§ EXERCISE INSTRUCTIONS: Will you give the material below again, every line exactly as it is?
======== DATA RECORDS
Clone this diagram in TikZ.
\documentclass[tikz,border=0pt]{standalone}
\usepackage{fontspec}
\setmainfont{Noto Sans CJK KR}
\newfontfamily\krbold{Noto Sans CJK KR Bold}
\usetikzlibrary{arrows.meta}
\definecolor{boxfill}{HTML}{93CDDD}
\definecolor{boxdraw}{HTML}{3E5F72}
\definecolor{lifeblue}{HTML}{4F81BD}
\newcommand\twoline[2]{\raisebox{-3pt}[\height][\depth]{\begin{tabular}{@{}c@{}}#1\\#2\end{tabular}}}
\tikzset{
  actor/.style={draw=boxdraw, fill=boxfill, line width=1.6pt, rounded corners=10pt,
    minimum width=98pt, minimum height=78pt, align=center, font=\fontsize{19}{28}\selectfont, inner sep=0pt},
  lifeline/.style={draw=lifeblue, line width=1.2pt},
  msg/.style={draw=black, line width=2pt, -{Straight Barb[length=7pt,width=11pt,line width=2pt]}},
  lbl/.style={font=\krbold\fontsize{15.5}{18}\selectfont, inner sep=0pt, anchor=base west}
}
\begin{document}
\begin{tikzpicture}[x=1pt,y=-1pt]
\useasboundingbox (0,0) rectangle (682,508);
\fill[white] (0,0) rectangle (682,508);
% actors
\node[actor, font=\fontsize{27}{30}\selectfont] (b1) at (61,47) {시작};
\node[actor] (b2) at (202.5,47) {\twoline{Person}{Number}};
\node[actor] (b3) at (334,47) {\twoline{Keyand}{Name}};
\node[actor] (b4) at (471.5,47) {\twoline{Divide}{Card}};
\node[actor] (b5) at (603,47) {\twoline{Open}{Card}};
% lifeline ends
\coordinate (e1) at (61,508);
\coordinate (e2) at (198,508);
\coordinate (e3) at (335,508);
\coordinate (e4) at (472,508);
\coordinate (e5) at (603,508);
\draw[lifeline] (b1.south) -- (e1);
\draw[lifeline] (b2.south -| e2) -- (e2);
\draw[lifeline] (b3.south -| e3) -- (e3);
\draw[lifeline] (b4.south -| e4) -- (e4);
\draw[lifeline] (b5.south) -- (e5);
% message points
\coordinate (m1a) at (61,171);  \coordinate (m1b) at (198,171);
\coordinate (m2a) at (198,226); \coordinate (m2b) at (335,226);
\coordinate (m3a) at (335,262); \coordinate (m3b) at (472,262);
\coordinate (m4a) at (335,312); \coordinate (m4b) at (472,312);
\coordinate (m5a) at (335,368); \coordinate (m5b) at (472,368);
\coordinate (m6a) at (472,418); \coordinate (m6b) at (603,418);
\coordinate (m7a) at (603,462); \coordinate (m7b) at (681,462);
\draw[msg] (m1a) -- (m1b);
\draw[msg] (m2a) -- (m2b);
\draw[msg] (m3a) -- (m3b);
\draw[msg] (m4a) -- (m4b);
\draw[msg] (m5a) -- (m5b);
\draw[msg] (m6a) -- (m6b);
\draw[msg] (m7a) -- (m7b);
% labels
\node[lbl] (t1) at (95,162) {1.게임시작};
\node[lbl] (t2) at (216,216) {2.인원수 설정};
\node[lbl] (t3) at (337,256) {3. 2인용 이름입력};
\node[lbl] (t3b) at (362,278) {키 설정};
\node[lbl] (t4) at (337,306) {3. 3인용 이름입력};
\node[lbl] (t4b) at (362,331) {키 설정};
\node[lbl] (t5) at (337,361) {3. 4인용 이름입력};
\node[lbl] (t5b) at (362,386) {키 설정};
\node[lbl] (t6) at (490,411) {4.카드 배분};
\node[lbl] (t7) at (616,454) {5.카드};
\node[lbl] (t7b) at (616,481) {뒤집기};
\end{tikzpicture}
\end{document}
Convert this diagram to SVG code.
================
§ RESPONSE TO THE EXERCISE:
Clone this diagram in TikZ.
\documentclass[tikz,border=0pt]{standalone}
\usepackage{fontspec}
\setmainfont{Noto Sans CJK KR}
\newfontfamily\krbold{Noto Sans CJK KR Bold}
\usetikzlibrary{arrows.meta}
\definecolor{boxfill}{HTML}{93CDDD}
\definecolor{boxdraw}{HTML}{3E5F72}
\definecolor{lifeblue}{HTML}{4F81BD}
\newcommand\twoline[2]{\raisebox{-3pt}[\height][\depth]{\begin{tabular}{@{}c@{}}#1\\#2\end{tabular}}}
\tikzset{
  actor/.style={draw=boxdraw, fill=boxfill, line width=1.6pt, rounded corners=10pt,
    minimum width=98pt, minimum height=78pt, align=center, font=\fontsize{19}{28}\selectfont, inner sep=0pt},
  lifeline/.style={draw=lifeblue, line width=1.2pt},
  msg/.style={draw=black, line width=2pt, -{Straight Barb[length=7pt,width=11pt,line width=2pt]}},
  lbl/.style={font=\krbold\fontsize{15.5}{18}\selectfont, inner sep=0pt, anchor=base west}
}
\begin{document}
\begin{tikzpicture}[x=1pt,y=-1pt]
\useasboundingbox (0,0) rectangle (682,508);
\fill[white] (0,0) rectangle (682,508);
% actors
\node[actor, font=\fontsize{27}{30}\selectfont] (b1) at (61,47) {시작};
\node[actor] (b2) at (202.5,47) {\twoline{Person}{Number}};
\node[actor] (b3) at (334,47) {\twoline{Keyand}{Name}};
\node[actor] (b4) at (471.5,47) {\twoline{Divide}{Card}};
\node[actor] (b5) at (603,47) {\twoline{Open}{Card}};
% lifeline ends
\coordinate (e1) at (61,508);
\coordinate (e2) at (198,508);
\coordinate (e3) at (335,508);
\coordinate (e4) at (472,508);
\coordinate (e5) at (603,508);
\draw[lifeline] (b1.south) -- (e1);
\draw[lifeline] (b2.south -| e2) -- (e2);
\draw[lifeline] (b3.south -| e3) -- (e3);
\draw[lifeline] (b4.south -| e4) -- (e4);
\draw[lifeline] (b5.south) -- (e5);
% message points
\coordinate (m1a) at (61,171);  \coordinate (m1b) at (198,171);
\coordinate (m2a) at (198,226); \coordinate (m2b) at (335,226);
\coordinate (m3a) at (335,262); \coordinate (m3b) at (472,262);
\coordinate (m4a) at (335,312); \coordinate (m4b) at (472,312);
\coordinate (m5a) at (335,368); \coordinate (m5b) at (472,368);
\coordinate (m6a) at (472,418); \coordinate (m6b) at (603,418);
\coordinate (m7a) at (603,462); \coordinate (m7b) at (681,462);
\draw[msg] (m1a) -- (m1b);
\draw[msg] (m2a) -- (m2b);
\draw[msg] (m3a) -- (m3b);
\draw[msg] (m4a) -- (m4b);
\draw[msg] (m5a) -- (m5b);
\draw[msg] (m6a) -- (m6b);
\draw[msg] (m7a) -- (m7b);
% labels
\node[lbl] (t1) at (95,162) {1.게임시작};
\node[lbl] (t2) at (216,216) {2.인원수 설정};
\node[lbl] (t3) at (337,256) {3. 2인용 이름입력};
\node[lbl] (t3b) at (362,278) {키 설정};
\node[lbl] (t4) at (337,306) {3. 3인용 이름입력};
\node[lbl] (t4b) at (362,331) {키 설정};
\node[lbl] (t5) at (337,361) {3. 4인용 이름입력};
\node[lbl] (t5b) at (362,386) {키 설정};
\node[lbl] (t6) at (490,411) {4.카드 배분};
\node[lbl] (t7) at (616,454) {5.카드};
\node[lbl] (t7b) at (616,481) {뒤집기};
\end{tikzpicture}
\end{document}
Convert this diagram to SVG code.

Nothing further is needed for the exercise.